In February, 1885, George proposed marriage to Elizabeth, exhibiting a paper purporting to be an authenticated copy of a decree of the Supreme Court of Huntington County, Pennsylvania, dated February 24, 1885, granting to him, as plaintiff, a divorce from the appellant Paulina LaRue. Elizabeth testified she read over the decree and believed it genuine, and for that reason never submitted it to a lawyer. He also showed her a copy of a newspaper called the Springfield Weekly Journal, Volume 1, No. 48, dated Springfield, Mo., Thursday, February 19, 1895, containing an advertisement on the fourth page notifying the defendant in a suit between George LaRue and Paulina LaRue "to be at Mapleton, Huntington County, and State of Pennsylvania, on Tuesday, the 24th day of February, 1885," and failing, judgment would be rendered against him. Elizabeth preserved this paper because, she said, "it was to my interest." Objection was made by counsel for appellants to the introduction of these documents unless respondent would concede both the divorce decree and notice were null and void. This being agreed, they were admitted in evidence, "to show defendant's good faith in entering marriage with George LaRue." Appellants' inference is that the two papers were procured in the perpetration of a scheme, on the part of both George and Elizabeth, to fortify against a possible prosecution for bigamy following a contemplated bogus marriage.
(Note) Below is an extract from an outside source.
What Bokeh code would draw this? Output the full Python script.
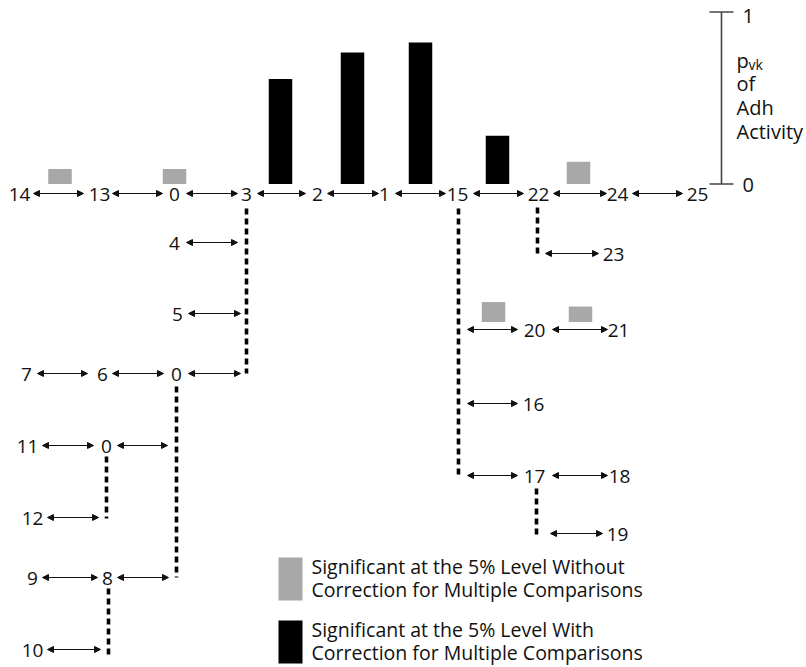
from bokeh.plotting import figure
from bokeh.models import Range1d, ColumnDataSource, Arrow, NormalHead
from bokeh.embed import file_html
from bokeh.resources import INLINE
from bokeh.core.properties import value

# ---------------- data ----------------
# clade / haplotype labels of the nested network
node_labels = ["14", "13", "0", "3", "2", "1", "15", "22", "24", "25",
               "4", "5", "7", "6", "0", "11", "0", "12", "9", "8", "10",
               "23", "20", "21", "16", "17", "18", "19"]
# p_vk of Adh activity for the branches tested along the top row
top_p = [0.087, 0.087, 0.61, 0.765, 0.823, 0.28, 0.13]
top_sig = ["without", "without", "with", "with", "with", "with", "without"]
# p_vk for branches below clade 15 (15-20 and 20-21)
mid_p = [0.116, 0.09]
mid_sig = ["without", "without"]
scale_ticks = [0, 1]
scale_tick_labels = ["0", "1"]
legend_lines = [["Significant at the 5% Level Without", "Correction for Multiple Comparisons"],
                ["Significant at the 5% Level With", "Correction for Multiple Comparisons"]]
legend_sig = ["without", "with"]

# ---------------- layout (diagram positions, screen-like units) ----------------
node_x = [19, 99, 174, 246, 317, 384, 457, 538, 617, 697,
          174, 177, 26, 102, 176, 27, 106, 32, 32, 107, 32,
          613, 534, 618, 533, 534, 619, 617]
node_row = [193] * 10 + [242, 313, 373, 373, 373, 445, 445, 517, 577, 577, 649,
                         253, 329, 329, 403, 475, 475, 533]
arrows = [  # x_start, x_end, row
    (33, 83, 193), (112, 162, 193), (186, 237, 193), (257, 305, 193), (327, 378, 193),
    (395, 445, 193), (473, 523, 193), (553, 606, 193), (632, 682, 193),
    (186, 237, 242), (188, 240, 313),
    (37, 87, 373), (112, 163, 373), (188, 240, 373),
    (42, 93, 445), (117, 167, 445), (47, 98, 517),
    (42, 97, 577), (117, 168, 577), (47, 100, 649),
    (545, 598, 253), (467, 517, 329), (552, 607, 329), (467, 517, 403),
    (467, 517, 475), (552, 607, 475), (550, 602, 533),
]
dotted = [  # x, y_top, y_bottom
    (246, 208, 373), (176, 386, 577), (106, 456, 518), (108, 588, 656),
    (458, 208, 477), (536, 488, 535), (537, 207, 253),
]
top_bar_x = [59.5, 174, 280, 352, 420, 497, 578]
mid_bar_x = [493, 580]
BAR_W = 23.5
TOP_BASE, MID_BASE = 183.5, 321.5
P_PIX = 172.0
COL = {"without": "#a8a8a8", "with": "#000000"}

W, H = 806, 667
X0, X1 = 0, 806
Y_TOP, Y_BOT = 0, 667

p = figure(width=W, height=H, x_range=Range1d(X0, X1), y_range=Range1d(Y_BOT, Y_TOP),
           x_axis_type=None, y_axis_type=None, toolbar_location=None,
           output_backend="svg", min_border=0, outline_line_color=None,
           background_fill_color="white", border_fill_color="white")
p.grid.visible = False


def p_range(base):
    return Range1d((base - Y_BOT) / P_PIX, (base - Y_TOP) / P_PIX)


p.extra_y_ranges = {"p_top": p_range(TOP_BASE), "p_mid": p_range(MID_BASE)}

FONT = value("Open Sans")
TXT = "#111111"

# bars
p.vbar(x=top_bar_x, width=BAR_W, bottom=0, top=top_p,
       fill_color=[COL[s] for s in top_sig], line_color=None, y_range_name="p_top")
p.vbar(x=mid_bar_x, width=BAR_W, bottom=0, top=mid_p,
       fill_color=[COL[s] for s in mid_sig], line_color=None, y_range_name="p_mid")

# scale bar
p.segment(x0=[721], y0=[scale_ticks[0]], x1=[721], y1=[scale_ticks[-1]],
          line_color="#444444", line_width=1.6, y_range_name="p_top")
p.segment(x0=[709] * len(scale_ticks), x1=[733] * len(scale_ticks), y0=scale_ticks, y1=scale_ticks,
          line_color="#444444", line_width=1.6, y_range_name="p_top")
p.text(x=[742] * len(scale_ticks), y=scale_ticks, text=scale_tick_labels, y_range_name="p_top",
       y_offset=[1, 4],
       text_font=FONT, text_font_size="20px", text_baseline="middle", text_align="left",
       text_color=TXT)

# side label
p.text(x=[736], y=[60], text=["p"], text_font=FONT, text_font_size="20px",
       text_baseline="middle", text_color=TXT)
p.text(x=[748], y=[64], text=["vk"], text_font=FONT, text_font_size="14px",
       text_baseline="middle", text_color=TXT)
p.text(x=[736] * 3, y=[83, 107, 131], text=["of", "Adh", "Activity"], text_font=FONT,
       text_font_size="20px", text_baseline="middle", text_color=TXT)

# dotted links
p.segment(x0=[d[0] for d in dotted], y0=[d[1] for d in dotted],
          x1=[d[0] for d in dotted], y1=[d[2] for d in dotted],
          line_color="black", line_width=3.6, line_dash="6 4", line_cap="butt")

# arrows
asrc = ColumnDataSource(dict(x0=[a[0] for a in arrows], x1=[a[1] for a in arrows],
                             y=[a[2] for a in arrows]))
p.add_layout(Arrow(start=NormalHead(size=6, fill_color="#111111", line_color="#111111", line_width=1),
                   end=NormalHead(size=6, fill_color="#111111", line_color="#111111", line_width=1),
                   x_start="x0", y_start="y", x_end="x1", y_end="y", source=asrc,
                   line_color="#111111", line_width=1.2))

# node labels
p.text(x=node_x, y=[r + 1 for r in node_row], text=node_labels, text_font=FONT,
       text_font_size="19px", text_align="center", text_baseline="middle",
       text_color=TXT)

# legend
leg_top = [557, 620]
p.quad(left=[278, 278], right=[302, 302], top=leg_top, bottom=[t + 43 for t in leg_top],
       fill_color=[COL[s] for s in legend_sig], line_color=None)
lx, ly = [], []
ltxt = []
for t, lines in zip(leg_top, legend_lines):
    for k, line in enumerate(lines):
        lx.append(311)
        ly.append(t + 9 + 23 * k)
        ltxt.append(line)
p.text(x=lx, y=ly, text=ltxt, text_font=FONT, text_font_size="19.5px",
       text_baseline="middle", text_align="left", text_color=TXT)

open("out.html", "w").write(file_html(p, INLINE))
A ceremony of marriage between George and Elizabeth was performed at St. Louis on April 21, 1885. They lived together before the world as man and wife for thirty-seven years until his death in 1922 at the age of nearly eighty-five years, she bearing him four children (not parties to the record) who, with her, constituted his family and wore his name. She was a party to seven of the deeds introduced in evidence by appellants to show the real estate transactions hereinafter mentioned, and in all of them her surname was given as "LaRue;" in four of them, wherein she joined as grantor with George LaRue, she was described as his wife; and, finally, when this suit was instituted by the appellants she was sued as Elizabeth "LaRue."

On the main issue, to establish their case the appellants attempted to trace into the purchase price of the Bates Street property proceeds from the sale of other pieces of real estate theretofore owned by George LaRue. In fact the appellants' whole showing consisted of a...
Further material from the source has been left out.